Set task:
Could you copy every line from the material below in which "this" appears?

Supplied records:
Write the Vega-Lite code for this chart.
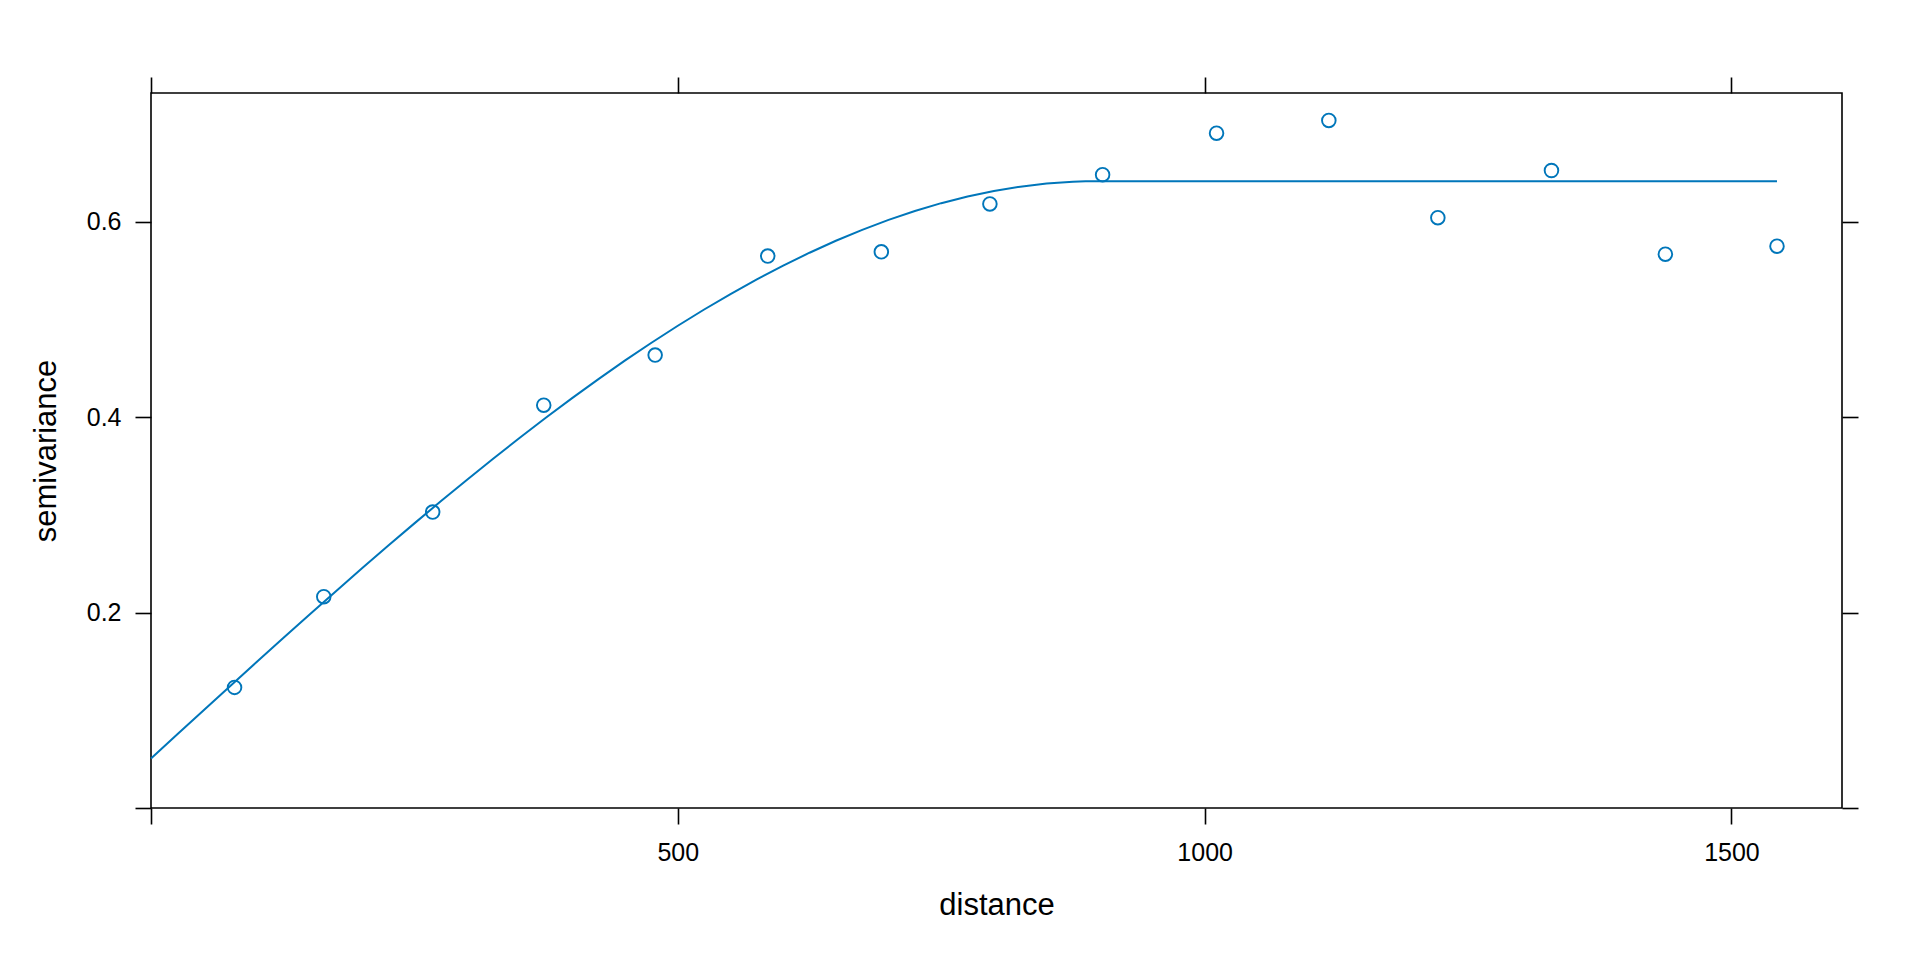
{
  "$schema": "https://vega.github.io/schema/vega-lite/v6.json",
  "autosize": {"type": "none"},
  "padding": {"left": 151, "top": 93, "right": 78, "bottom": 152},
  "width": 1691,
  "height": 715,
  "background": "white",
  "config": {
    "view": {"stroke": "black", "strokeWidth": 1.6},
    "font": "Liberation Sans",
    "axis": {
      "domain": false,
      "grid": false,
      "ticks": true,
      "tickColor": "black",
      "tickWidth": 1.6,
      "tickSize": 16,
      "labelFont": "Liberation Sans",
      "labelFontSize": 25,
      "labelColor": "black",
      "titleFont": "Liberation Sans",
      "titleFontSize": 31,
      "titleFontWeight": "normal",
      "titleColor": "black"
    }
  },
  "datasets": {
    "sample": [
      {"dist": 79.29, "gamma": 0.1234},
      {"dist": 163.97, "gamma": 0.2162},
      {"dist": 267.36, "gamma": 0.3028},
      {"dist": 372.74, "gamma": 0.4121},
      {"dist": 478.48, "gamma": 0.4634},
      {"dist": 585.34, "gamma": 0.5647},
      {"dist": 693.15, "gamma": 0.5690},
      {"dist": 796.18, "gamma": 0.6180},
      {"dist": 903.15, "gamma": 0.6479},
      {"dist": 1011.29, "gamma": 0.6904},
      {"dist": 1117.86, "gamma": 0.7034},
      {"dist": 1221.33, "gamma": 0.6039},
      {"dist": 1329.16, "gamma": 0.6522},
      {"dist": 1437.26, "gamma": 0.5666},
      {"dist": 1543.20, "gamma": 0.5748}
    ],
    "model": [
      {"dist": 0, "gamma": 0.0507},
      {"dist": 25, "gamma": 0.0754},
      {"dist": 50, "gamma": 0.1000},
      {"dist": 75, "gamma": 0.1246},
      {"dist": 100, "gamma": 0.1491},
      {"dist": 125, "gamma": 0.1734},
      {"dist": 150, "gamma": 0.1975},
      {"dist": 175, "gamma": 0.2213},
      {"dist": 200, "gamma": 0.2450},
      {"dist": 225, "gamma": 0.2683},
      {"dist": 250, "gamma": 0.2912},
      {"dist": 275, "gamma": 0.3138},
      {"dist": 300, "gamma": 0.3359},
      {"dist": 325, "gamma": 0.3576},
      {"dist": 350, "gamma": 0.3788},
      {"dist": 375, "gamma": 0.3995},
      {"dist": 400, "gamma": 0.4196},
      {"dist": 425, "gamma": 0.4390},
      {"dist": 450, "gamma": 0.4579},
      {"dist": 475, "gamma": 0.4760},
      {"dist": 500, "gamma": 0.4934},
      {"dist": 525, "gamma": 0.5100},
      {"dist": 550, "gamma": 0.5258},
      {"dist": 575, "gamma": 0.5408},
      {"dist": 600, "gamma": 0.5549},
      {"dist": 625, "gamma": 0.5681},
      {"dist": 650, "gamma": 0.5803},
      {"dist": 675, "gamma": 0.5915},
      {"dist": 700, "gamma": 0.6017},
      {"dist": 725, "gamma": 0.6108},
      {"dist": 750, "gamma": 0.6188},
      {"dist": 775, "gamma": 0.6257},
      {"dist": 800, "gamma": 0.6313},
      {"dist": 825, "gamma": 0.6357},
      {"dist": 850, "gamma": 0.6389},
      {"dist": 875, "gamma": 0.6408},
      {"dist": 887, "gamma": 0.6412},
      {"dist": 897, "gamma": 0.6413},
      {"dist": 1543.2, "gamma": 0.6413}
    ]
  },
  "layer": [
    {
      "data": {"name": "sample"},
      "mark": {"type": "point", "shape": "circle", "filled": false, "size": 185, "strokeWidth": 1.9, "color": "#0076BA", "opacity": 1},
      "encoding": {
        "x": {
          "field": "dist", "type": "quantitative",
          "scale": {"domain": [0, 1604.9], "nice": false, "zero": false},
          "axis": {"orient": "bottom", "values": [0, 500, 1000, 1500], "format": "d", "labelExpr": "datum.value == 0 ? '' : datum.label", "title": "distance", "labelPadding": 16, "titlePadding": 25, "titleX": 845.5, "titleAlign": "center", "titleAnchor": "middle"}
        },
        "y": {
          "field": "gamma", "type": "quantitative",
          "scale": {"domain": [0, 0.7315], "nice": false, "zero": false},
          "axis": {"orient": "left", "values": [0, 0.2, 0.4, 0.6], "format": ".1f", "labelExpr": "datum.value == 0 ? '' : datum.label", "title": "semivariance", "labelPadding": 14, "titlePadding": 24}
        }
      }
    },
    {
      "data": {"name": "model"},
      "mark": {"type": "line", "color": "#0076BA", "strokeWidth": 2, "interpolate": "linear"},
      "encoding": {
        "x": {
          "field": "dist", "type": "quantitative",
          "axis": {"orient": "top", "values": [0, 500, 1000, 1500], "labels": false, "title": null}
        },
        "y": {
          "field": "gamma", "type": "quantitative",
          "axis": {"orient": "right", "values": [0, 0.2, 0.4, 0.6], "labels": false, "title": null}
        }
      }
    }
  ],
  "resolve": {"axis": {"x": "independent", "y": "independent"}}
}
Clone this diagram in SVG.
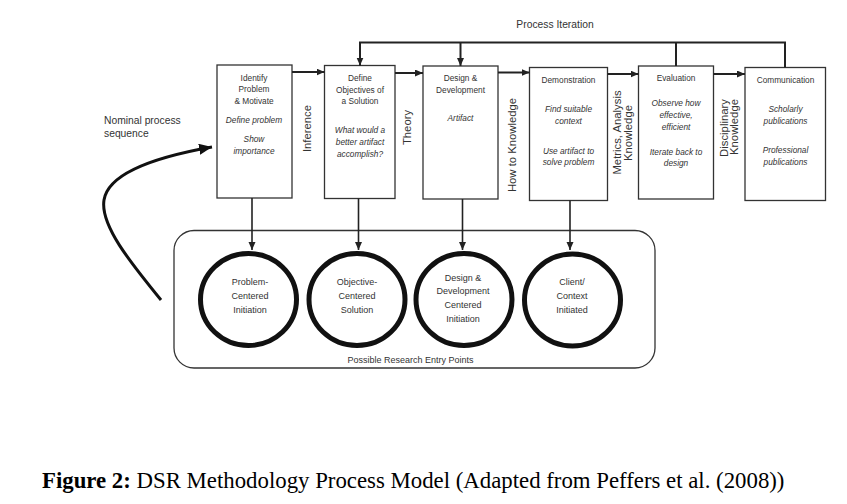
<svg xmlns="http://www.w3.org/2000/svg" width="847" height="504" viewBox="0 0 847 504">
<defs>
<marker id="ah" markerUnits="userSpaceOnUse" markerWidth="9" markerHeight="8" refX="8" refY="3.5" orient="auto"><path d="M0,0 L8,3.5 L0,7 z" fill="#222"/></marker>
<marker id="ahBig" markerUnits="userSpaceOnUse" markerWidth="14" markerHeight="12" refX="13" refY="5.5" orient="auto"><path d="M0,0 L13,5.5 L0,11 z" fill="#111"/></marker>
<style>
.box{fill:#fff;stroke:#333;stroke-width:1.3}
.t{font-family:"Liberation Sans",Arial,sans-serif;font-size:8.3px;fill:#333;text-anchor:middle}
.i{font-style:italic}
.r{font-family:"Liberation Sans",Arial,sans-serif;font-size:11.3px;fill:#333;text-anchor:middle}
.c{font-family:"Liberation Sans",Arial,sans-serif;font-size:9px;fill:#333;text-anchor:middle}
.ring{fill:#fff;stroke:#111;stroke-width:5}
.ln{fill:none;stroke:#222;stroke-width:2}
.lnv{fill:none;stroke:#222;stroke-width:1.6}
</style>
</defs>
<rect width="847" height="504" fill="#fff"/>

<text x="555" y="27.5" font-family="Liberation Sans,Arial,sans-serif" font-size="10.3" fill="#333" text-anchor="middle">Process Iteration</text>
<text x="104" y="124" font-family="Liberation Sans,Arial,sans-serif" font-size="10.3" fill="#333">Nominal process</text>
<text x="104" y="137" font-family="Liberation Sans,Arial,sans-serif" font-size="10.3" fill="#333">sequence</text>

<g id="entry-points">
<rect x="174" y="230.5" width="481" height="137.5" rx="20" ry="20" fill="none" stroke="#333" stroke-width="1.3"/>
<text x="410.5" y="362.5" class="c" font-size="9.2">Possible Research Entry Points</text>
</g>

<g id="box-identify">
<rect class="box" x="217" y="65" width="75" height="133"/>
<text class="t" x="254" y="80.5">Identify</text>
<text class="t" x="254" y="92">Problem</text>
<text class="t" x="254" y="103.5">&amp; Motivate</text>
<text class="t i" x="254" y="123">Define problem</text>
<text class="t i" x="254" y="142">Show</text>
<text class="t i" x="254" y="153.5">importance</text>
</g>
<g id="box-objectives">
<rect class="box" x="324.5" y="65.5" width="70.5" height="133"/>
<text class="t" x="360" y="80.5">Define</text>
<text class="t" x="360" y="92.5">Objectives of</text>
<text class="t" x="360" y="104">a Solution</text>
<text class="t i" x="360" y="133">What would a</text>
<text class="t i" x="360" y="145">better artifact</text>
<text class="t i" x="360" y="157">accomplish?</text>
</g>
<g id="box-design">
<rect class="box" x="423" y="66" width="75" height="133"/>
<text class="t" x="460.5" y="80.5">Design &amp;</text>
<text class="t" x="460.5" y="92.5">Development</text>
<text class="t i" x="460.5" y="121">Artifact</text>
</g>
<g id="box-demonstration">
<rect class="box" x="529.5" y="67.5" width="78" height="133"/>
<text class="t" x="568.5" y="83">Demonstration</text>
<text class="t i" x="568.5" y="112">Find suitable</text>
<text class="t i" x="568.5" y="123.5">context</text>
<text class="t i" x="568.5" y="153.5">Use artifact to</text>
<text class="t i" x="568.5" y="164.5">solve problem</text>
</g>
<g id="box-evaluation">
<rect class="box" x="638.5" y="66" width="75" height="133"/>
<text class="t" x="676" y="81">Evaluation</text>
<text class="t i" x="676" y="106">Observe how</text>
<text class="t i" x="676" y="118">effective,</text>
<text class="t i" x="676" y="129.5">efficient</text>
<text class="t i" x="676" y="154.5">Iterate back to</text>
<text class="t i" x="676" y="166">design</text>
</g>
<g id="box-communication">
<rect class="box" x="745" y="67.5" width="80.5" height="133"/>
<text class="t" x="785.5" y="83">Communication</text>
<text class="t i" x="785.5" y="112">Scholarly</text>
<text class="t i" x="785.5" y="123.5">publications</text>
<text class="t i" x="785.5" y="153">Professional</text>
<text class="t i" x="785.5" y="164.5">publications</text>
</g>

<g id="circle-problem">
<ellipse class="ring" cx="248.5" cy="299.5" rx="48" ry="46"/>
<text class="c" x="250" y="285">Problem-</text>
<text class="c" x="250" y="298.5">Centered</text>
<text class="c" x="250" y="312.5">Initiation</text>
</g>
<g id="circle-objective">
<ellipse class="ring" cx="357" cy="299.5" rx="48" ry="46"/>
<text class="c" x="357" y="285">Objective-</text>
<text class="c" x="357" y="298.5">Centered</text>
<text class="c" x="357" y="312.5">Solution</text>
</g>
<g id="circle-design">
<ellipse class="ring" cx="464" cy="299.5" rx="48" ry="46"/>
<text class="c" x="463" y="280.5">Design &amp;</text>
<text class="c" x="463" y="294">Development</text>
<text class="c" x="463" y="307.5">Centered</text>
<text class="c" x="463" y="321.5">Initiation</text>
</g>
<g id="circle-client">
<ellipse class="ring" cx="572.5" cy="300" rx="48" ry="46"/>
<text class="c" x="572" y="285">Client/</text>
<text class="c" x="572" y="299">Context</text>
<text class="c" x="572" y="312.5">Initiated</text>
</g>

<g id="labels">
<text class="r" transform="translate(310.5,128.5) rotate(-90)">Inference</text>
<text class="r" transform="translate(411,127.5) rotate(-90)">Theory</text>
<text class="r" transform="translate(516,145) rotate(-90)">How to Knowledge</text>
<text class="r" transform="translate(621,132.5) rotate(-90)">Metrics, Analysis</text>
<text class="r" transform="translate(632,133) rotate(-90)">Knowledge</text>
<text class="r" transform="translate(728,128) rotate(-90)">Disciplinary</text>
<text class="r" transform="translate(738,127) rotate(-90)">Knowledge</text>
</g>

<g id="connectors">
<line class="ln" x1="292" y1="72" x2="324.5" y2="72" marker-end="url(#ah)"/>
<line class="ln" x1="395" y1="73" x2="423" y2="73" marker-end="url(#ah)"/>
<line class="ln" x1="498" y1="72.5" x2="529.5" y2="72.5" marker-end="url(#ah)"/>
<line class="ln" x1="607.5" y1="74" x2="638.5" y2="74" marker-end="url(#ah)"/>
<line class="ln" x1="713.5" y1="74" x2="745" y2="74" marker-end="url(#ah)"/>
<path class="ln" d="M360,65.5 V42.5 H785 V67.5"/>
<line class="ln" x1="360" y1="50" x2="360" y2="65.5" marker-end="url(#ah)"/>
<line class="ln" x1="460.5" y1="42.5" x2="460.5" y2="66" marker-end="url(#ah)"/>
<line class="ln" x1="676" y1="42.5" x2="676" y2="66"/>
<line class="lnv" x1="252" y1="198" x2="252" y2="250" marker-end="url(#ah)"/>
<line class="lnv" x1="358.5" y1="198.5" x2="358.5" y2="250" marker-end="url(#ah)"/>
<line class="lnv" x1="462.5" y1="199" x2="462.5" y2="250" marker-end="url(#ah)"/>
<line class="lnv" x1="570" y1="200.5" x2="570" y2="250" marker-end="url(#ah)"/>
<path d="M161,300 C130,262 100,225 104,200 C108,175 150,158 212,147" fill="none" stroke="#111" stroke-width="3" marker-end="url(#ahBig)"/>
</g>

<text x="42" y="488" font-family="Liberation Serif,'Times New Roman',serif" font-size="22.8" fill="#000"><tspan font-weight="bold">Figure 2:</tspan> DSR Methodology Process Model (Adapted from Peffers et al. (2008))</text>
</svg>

Task answer:
Write the Vega-Lite code for this chart.
Clone this diagram in SVG.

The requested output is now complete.